I need to do some screen scraping from my rails app. Given an ethernet
(MAC) adress, I scrape results from an internal web page that returns
location and hostname. How can I cache the result from that screen
scraping as to be polite to the scrapee? I would like to expire the
results daily. In perl, I would use Cache::File. Can I use rails caching
for this? What’s the best way? The screen scrape is used internally in
my app and not viewed directly.

Sincerely,
Jason E.


#2

Here are two ways you can do this:

  1. If you don’t mind the entire action being cached for the 24 hours,
    you
    can use the Rails Action cache, with the new Action Cache plugin that
    adds
    the ability to expire the cache on a timer.
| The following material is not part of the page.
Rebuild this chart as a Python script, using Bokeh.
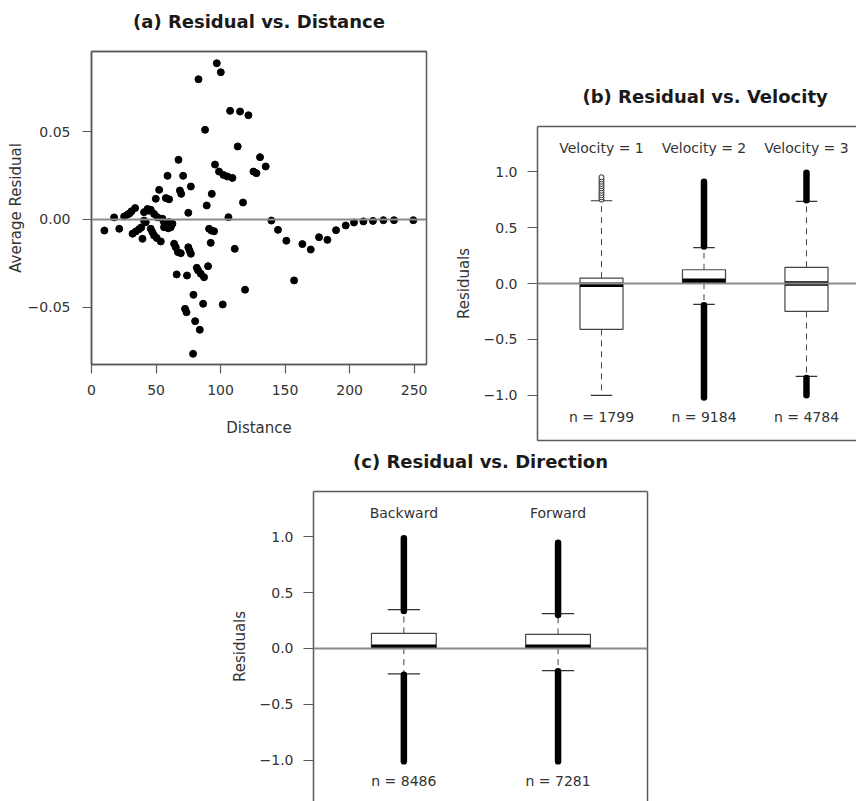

In your action you can do this:

caches_action :my_action

def my_action
	response.time_to_live = 1.day
	# Do some screen scraping
end
  1. If caching the entire action doesn’t work for you, you can use Rails
    fragment caching. Check out the code for the Action Cache plugin to see
    what you can do. Here’s a summary:

    a. Build a small object that keeps the expiry time and the data to
    cache
    b. Use YAML to serialize this (YAML.dump and YAML.load)
    c. Add this to the fragment cache with a unique key (read_fragment
    and write_fragment)

If you build this yourself, it should be about 3 lines of code to save
to
the cache, and about 4 lines to read and check if the cache has expired.